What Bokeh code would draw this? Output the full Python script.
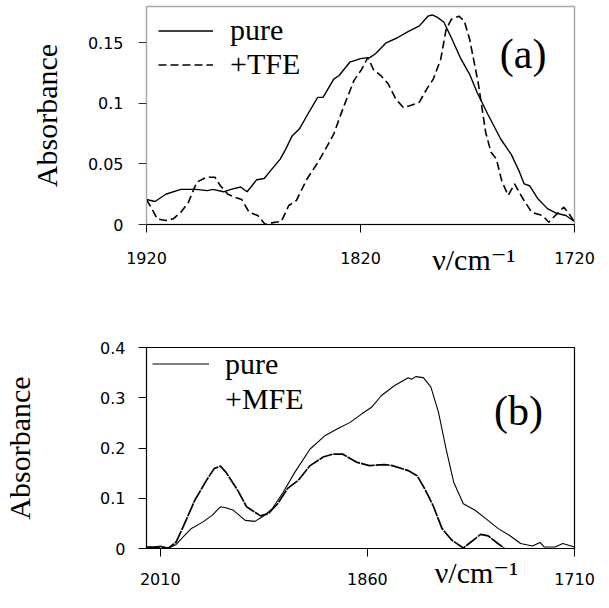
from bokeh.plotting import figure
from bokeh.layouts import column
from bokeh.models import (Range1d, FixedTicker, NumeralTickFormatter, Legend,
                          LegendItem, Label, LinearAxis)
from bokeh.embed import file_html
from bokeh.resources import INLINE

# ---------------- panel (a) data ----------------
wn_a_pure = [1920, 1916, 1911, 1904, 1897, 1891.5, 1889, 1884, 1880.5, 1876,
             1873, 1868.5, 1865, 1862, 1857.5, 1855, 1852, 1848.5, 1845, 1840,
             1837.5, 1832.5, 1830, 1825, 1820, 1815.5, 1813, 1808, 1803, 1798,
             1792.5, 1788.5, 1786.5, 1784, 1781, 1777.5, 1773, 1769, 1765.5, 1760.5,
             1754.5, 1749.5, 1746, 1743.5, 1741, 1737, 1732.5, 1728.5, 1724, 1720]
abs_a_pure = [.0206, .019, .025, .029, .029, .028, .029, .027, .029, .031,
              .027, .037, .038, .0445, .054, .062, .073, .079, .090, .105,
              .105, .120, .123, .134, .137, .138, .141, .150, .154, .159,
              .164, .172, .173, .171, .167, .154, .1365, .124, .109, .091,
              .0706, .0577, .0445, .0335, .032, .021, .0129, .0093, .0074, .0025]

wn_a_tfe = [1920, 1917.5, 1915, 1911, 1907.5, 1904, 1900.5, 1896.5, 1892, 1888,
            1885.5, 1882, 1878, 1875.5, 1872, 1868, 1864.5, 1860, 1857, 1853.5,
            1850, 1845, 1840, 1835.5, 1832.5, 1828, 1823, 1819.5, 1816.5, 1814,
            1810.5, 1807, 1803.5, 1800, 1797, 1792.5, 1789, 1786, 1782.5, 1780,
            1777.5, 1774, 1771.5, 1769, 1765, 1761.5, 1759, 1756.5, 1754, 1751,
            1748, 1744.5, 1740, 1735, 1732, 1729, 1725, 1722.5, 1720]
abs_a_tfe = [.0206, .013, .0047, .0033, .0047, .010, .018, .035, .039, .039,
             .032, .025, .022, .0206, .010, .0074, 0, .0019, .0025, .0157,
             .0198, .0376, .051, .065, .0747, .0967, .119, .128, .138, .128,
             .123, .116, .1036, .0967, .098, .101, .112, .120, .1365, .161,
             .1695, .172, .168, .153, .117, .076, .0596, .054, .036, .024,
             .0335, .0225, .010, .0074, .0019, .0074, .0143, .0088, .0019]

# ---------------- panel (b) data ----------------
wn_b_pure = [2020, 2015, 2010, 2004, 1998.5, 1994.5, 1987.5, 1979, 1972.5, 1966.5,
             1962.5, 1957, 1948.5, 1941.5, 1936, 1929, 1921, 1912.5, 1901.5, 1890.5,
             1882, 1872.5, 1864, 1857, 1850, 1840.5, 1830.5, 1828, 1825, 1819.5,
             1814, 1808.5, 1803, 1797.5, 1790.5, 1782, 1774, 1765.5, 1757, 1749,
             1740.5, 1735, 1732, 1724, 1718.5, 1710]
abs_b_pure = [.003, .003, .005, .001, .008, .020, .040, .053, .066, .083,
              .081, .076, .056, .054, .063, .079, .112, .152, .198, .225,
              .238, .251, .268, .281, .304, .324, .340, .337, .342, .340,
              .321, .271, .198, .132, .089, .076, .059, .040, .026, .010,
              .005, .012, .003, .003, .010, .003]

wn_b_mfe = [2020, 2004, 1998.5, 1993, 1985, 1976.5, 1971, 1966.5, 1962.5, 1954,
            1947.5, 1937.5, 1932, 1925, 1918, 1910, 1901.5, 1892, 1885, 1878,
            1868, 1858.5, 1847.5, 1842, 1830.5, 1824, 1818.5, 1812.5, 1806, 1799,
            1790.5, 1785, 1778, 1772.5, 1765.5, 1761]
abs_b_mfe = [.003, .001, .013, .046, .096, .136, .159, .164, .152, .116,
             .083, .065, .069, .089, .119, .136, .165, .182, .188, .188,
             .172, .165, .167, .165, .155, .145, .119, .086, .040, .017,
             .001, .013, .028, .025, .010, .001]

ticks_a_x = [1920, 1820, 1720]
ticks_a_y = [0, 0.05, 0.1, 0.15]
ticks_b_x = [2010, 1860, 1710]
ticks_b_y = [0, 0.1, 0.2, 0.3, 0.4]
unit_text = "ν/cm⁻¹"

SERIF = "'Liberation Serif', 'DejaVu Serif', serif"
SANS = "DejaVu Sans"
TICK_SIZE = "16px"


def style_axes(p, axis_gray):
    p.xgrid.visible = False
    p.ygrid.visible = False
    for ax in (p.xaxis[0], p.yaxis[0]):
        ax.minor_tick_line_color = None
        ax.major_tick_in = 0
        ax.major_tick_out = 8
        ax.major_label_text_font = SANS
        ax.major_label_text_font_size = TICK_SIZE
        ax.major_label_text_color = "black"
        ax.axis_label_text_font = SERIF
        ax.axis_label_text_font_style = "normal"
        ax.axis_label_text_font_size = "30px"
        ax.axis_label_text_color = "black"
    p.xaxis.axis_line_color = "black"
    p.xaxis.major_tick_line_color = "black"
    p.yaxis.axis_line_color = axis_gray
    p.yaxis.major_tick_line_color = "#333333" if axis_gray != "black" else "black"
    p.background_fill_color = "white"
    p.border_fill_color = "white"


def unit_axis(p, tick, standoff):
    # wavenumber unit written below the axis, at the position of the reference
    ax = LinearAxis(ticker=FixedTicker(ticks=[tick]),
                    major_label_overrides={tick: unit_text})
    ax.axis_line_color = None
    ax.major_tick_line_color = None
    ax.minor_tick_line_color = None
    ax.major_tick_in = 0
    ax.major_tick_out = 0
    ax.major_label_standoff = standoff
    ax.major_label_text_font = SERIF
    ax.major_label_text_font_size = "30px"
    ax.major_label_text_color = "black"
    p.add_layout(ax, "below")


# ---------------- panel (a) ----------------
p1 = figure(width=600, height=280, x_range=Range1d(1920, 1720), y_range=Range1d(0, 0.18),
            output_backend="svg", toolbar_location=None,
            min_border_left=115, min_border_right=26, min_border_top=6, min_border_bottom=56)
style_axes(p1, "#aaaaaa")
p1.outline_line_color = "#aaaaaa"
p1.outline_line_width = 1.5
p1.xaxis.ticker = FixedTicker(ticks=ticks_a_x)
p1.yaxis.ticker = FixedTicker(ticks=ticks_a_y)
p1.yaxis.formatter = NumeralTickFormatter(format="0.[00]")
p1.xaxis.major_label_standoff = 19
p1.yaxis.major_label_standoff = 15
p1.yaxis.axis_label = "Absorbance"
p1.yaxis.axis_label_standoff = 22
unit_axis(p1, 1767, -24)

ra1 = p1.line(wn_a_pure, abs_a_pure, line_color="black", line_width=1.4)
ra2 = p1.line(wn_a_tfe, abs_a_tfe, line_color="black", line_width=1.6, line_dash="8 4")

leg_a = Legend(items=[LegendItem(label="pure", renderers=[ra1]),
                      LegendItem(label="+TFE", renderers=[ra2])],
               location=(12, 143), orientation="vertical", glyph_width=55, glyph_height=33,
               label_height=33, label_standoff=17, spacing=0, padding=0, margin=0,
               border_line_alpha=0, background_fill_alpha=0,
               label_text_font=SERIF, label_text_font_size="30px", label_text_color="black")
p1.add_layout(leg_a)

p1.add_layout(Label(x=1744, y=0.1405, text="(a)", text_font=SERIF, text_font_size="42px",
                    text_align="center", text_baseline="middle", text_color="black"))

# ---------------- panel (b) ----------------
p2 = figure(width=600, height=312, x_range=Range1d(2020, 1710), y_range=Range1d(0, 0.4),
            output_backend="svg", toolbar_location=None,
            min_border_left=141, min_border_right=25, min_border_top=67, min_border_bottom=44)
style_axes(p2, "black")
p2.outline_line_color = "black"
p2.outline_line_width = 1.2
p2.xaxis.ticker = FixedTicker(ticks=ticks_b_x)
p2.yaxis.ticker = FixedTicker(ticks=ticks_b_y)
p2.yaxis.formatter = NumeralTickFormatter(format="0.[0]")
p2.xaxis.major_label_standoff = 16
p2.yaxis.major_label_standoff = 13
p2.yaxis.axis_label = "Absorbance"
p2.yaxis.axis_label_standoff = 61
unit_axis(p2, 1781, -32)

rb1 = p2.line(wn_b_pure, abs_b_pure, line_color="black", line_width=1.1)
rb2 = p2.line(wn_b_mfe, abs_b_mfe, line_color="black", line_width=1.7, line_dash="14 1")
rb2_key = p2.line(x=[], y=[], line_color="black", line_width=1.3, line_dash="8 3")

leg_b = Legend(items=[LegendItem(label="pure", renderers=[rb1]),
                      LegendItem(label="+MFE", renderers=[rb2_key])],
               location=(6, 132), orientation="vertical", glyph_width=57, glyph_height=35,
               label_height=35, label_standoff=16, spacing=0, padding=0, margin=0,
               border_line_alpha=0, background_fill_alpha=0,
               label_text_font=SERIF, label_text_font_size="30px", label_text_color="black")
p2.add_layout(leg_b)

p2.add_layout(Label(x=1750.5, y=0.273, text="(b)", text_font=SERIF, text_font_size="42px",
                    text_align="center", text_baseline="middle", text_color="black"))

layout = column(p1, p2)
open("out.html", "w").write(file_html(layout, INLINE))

--*--

What needs to be done: From the opening line of the listing above through the line bearing "from bokeh.resources import INLINE", repeat each line exactly. Drop every picture.

Solution to this exercise:
What Bokeh code would draw this? Output the full Python script.
from bokeh.plotting import figure
from bokeh.layouts import column
from bokeh.models import (Range1d, FixedTicker, NumeralTickFormatter, Legend,
                          LegendItem, Label, LinearAxis)
from bokeh.embed import file_html
from bokeh.resources import INLINE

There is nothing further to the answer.